▶ [Aim]
Strip the pictures and reproduce the rest of the listing exactly.

▶ [Collected material]
****************

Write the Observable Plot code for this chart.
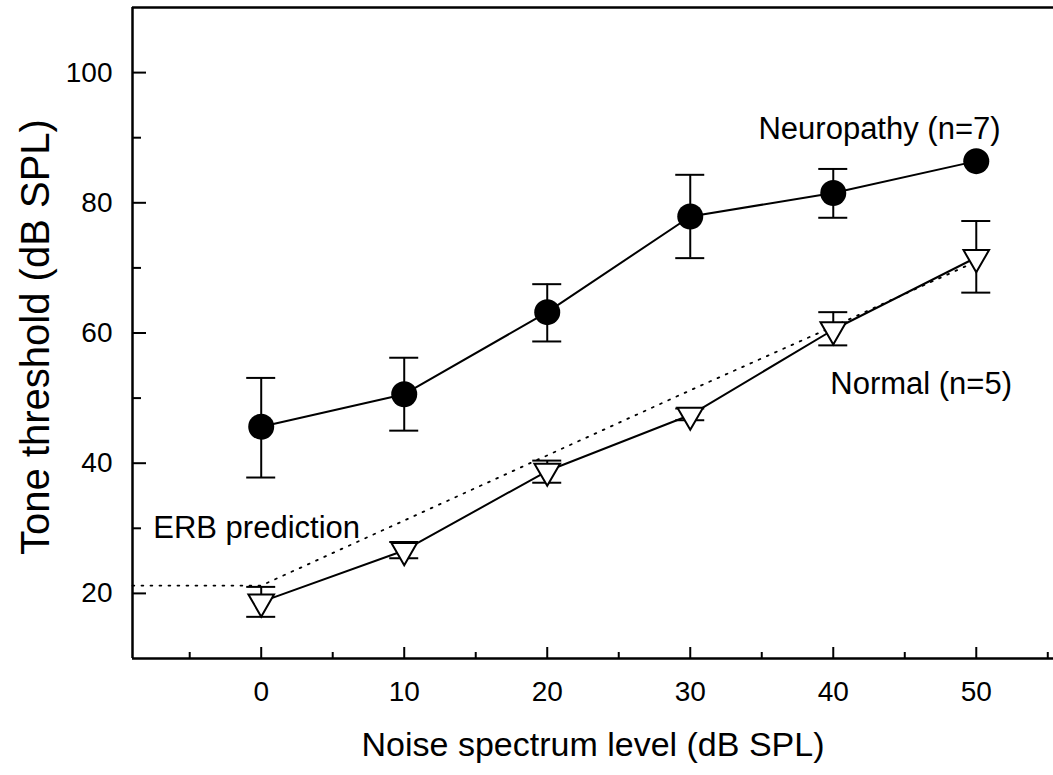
<!DOCTYPE html>
<html><head><meta charset="utf-8">
<script src="https://cdn.jsdelivr.net/npm/d3@7"></script>
<script src="https://cdn.jsdelivr.net/npm/@observablehq/plot@0.6"></script>
<style>html,body{margin:0;padding:0;background:#fff;overflow:hidden} svg{display:block}</style>
</head><body><div id="chart"></div>
<script>
// Data
const noiseLevels = [0, 10, 20, 30, 40, 50];
const neuropathyMean = [45.6, 50.6, 63.2, 77.9, 81.5, 86.4];
const neuropathyLow  = [37.8, 45.0, 58.7, 71.5, 77.7, null];
const neuropathyHigh = [53.1, 56.2, 67.5, 84.3, 85.2, null];
const normalMean = [18.7, 26.6, 38.8, 47.4, 60.5, 71.6];
const normalLow  = [16.4, 25.4, 37.0, 46.6, 58.1, 66.2];
const normalHigh = [21.0, 27.9, 40.4, 48.4, 63.2, 77.2];
const erbLevels = [-9, 0, 10, 20, 30, 40, 50];
const erbPrediction = [21.2, 21.2, 31.2, 41.2, 51.2, 61.0, 71.0];
const xMajorTicks = [0, 10, 20, 30, 40, 50];
const xMinorTicks = [-5, 5, 15, 25, 35, 45, 55];
const yMajorTicks = [20, 40, 60, 80, 100];
const yMinorTicks = [30, 50, 70, 90];
const labelTexts = ["Neuropathy (n=7)", "Normal (n=5)", "ERB prediction"];
const labelX = [51.7, 52.5, -7.55];
const labelY = [91.4, 52.2, 30.0];
const labelAnchor = ["end", "end", "start"];
const xTitle = "Noise spectrum level (dB SPL)";
const yTitle = "Tone threshold (dB SPL)";

const neuro = noiseLevels.map((x, i) => ({x, y: neuropathyMean[i], lo: neuropathyLow[i], hi: neuropathyHigh[i]}));
const norm = noiseLevels.map((x, i) => ({x, y: normalMean[i], lo: normalLow[i], hi: normalHigh[i]}));
const erb = erbLevels.map((x, i) => ({x, y: erbPrediction[i]}));
const labels = labelTexts.map((t, i) => ({t, x: labelX[i], y: labelY[i], a: labelAnchor[i]}));
const neuroErr = neuro.filter(d => d.lo != null);

const W = 2;
function errorBars(data) {
  return [
    Plot.ruleX(data, {x: "x", y1: "lo", y2: "hi", stroke: "black", strokeWidth: W}),
    Plot.ruleY(data, {y: "hi", x1: "x", x2: "x", insetLeft: -14.5, insetRight: -14.5, stroke: "black", strokeWidth: W}),
    Plot.ruleY(data, {y: "lo", x1: "x", x2: "x", insetLeft: -14.5, insetRight: -14.5, stroke: "black", strokeWidth: W})
  ];
}
const font = "Arial, 'Liberation Sans', sans-serif";

const chart = Plot.plot({
  width: 1053,
  height: 775,
  marginLeft: 132,
  marginRight: 0,
  marginTop: 7,
  marginBottom: 117,
  style: {fontFamily: font, fontSize: "28px", color: "black", background: "white"},
  x: {domain: [-9, 55.4], label: null},
  y: {domain: [10, 110], label: null},
  marks: [
    ...errorBars(neuroErr),
    ...errorBars(norm),
    Plot.line(erb, {x: "x", y: "y", stroke: "black", strokeWidth: 1.8, strokeDasharray: "1.8,7.2"}),
    Plot.line(neuro, {x: "x", y: "y", stroke: "black", strokeWidth: W}),
    Plot.line(norm, {x: "x", y: "y", stroke: "black", strokeWidth: W}),
    Plot.dot(neuro, {x: "x", y: "y", r: 13, fill: "black", stroke: "none"}),
    Plot.dot(norm, {x: "x", y: "y", symbol: "triangle", r: 9.5, rotate: 180, fill: "white", stroke: "black", strokeWidth: W}),
    Plot.ruleY([110], {stroke: "black", strokeWidth: 2.5}),
    Plot.ruleY([10], {stroke: "black", strokeWidth: 2.5}),
    Plot.ruleX([-9], {stroke: "black", strokeWidth: 2.5}),
    Plot.axisX(xMajorTicks, {tickSize: -11, tickPadding: 34, fontSize: 28, strokeWidth: 2, label: null}),
    Plot.axisX(xMinorTicks, {tickSize: -6, tickFormat: () => "", strokeWidth: 2, label: null}),
    Plot.axisY(yMajorTicks, {tickSize: -14, tickPadding: 34, fontSize: 28, strokeWidth: 2, label: null}),
    Plot.axisY(yMinorTicks, {tickSize: -9, tickFormat: () => "", strokeWidth: 2, label: null}),
    Plot.text(labels.filter(d => d.a === "end"), {x: "x", y: "y", text: "t", textAnchor: "end", fontSize: 31, fill: "black"}),
    Plot.text(labels.filter(d => d.a === "start"), {x: "x", y: "y", text: "t", textAnchor: "start", fontSize: 31, fill: "black"}),
    Plot.text([xTitle], {frameAnchor: "bottom", dy: 87, lineAnchor: "middle", textAnchor: "middle", fontSize: 34, fill: "black"}),
    Plot.text([yTitle], {frameAnchor: "left", dx: -96, dy: 4, rotate: -90, textAnchor: "middle", lineAnchor: "middle", fontSize: 40, fill: "black"})
  ]
});
document.getElementById("chart").appendChild(chart);
</script>
</body></html>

****************

▶ [Solution to this problem]
Write the Observable Plot code for this chart.
<!DOCTYPE html>
<html><head><meta charset="utf-8">
<script src="https://cdn.jsdelivr.net/npm/d3@7"></script>
<script src="https://cdn.jsdelivr.net/npm/@observablehq/plot@0.6"></script>
<style>html,body{margin:0;padding:0;background:#fff;overflow:hidden} svg{display:block}</style>
</head><body><div id="chart"></div>
<script>
// Data
const noiseLevels = [0, 10, 20, 30, 40, 50];
const neuropathyMean = [45.6, 50.6, 63.2, 77.9, 81.5, 86.4];
const neuropathyLow  = [37.8, 45.0, 58.7, 71.5, 77.7, null];
const neuropathyHigh = [53.1, 56.2, 67.5, 84.3, 85.2, null];
const normalMean = [18.7, 26.6, 38.8, 47.4, 60.5, 71.6];
const normalLow  = [16.4, 25.4, 37.0, 46.6, 58.1, 66.2];
const normalHigh = [21.0, 27.9, 40.4, 48.4, 63.2, 77.2];
const erbLevels = [-9, 0, 10, 20, 30, 40, 50];
const erbPrediction = [21.2, 21.2, 31.2, 41.2, 51.2, 61.0, 71.0];
const xMajorTicks = [0, 10, 20, 30, 40, 50];
const xMinorTicks = [-5, 5, 15, 25, 35, 45, 55];
const yMajorTicks = [20, 40, 60, 80, 100];
const yMinorTicks = [30, 50, 70, 90];
const labelTexts = ["Neuropathy (n=7)", "Normal (n=5)", "ERB prediction"];
const labelX = [51.7, 52.5, -7.55];
const labelY = [91.4, 52.2, 30.0];
const labelAnchor = ["end", "end", "start"];
const xTitle = "Noise spectrum level (dB SPL)";
const yTitle = "Tone threshold (dB SPL)";

const neuro = noiseLevels.map((x, i) => ({x, y: neuropathyMean[i], lo: neuropathyLow[i], hi: neuropathyHigh[i]}));
const norm = noiseLevels.map((x, i) => ({x, y: normalMean[i], lo: normalLow[i], hi: normalHigh[i]}));
const erb = erbLevels.map((x, i) => ({x, y: erbPrediction[i]}));
const labels = labelTexts.map((t, i) => ({t, x: labelX[i], y: labelY[i], a: labelAnchor[i]}));
const neuroErr = neuro.filter(d => d.lo != null);

const W = 2;
function errorBars(data) {
  return [
    Plot.ruleX(data, {x: "x", y1: "lo", y2: "hi", stroke: "black", strokeWidth: W}),
    Plot.ruleY(data, {y: "hi", x1: "x", x2: "x", insetLeft: -14.5, insetRight: -14.5, stroke: "black", strokeWidth: W}),
    Plot.ruleY(data, {y: "lo", x1: "x", x2: "x", insetLeft: -14.5, insetRight: -14.5, stroke: "black", strokeWidth: W})
  ];
}
const font = "Arial, 'Liberation Sans', sans-serif";

const chart = Plot.plot({
  width: 1053,
  height: 775,
  marginLeft: 132,
  marginRight: 0,
  marginTop: 7,
  marginBottom: 117,
  style: {fontFamily: font, fontSize: "28px", color: "black", background: "white"},
  x: {domain: [-9, 55.4], label: null},
  y: {domain: [10, 110], label: null},
  marks: [
    ...errorBars(neuroErr),
    ...errorBars(norm),
    Plot.line(erb, {x: "x", y: "y", stroke: "black", strokeWidth: 1.8, strokeDasharray: "1.8,7.2"}),
    Plot.line(neuro, {x: "x", y: "y", stroke: "black", strokeWidth: W}),
    Plot.line(norm, {x: "x", y: "y", stroke: "black", strokeWidth: W}),
    Plot.dot(neuro, {x: "x", y: "y", r: 13, fill: "black", stroke: "none"}),
    Plot.dot(norm, {x: "x", y: "y", symbol: "triangle", r: 9.5, rotate: 180, fill: "white", stroke: "black", strokeWidth: W}),
    Plot.ruleY([110], {stroke: "black", strokeWidth: 2.5}),
    Plot.ruleY([10], {stroke: "black", strokeWidth: 2.5}),
    Plot.ruleX([-9], {stroke: "black", strokeWidth: 2.5}),
    Plot.axisX(xMajorTicks, {tickSize: -11, tickPadding: 34, fontSize: 28, strokeWidth: 2, label: null}),
    Plot.axisX(xMinorTicks, {tickSize: -6, tickFormat: () => "", strokeWidth: 2, label: null}),
    Plot.axisY(yMajorTicks, {tickSize: -14, tickPadding: 34, fontSize: 28, strokeWidth: 2, label: null}),
    Plot.axisY(yMinorTicks, {tickSize: -9, tickFormat: () => "", strokeWidth: 2, label: null}),
    Plot.text(labels.filter(d => d.a === "end"), {x: "x", y: "y", text: "t", textAnchor: "end", fontSize: 31, fill: "black"}),
    Plot.text(labels.filter(d => d.a === "start"), {x: "x", y: "y", text: "t", textAnchor: "start", fontSize: 31, fill: "black"}),
    Plot.text([xTitle], {frameAnchor: "bottom", dy: 87, lineAnchor: "middle", textAnchor: "middle", fontSize: 34, fill: "black"}),
    Plot.text([yTitle], {frameAnchor: "left", dx: -96, dy: 4, rotate: -90, textAnchor: "middle", lineAnchor: "middle", fontSize: 40, fill: "black"})
  ]
});
document.getElementById("chart").appendChild(chart);
</script>
</body></html>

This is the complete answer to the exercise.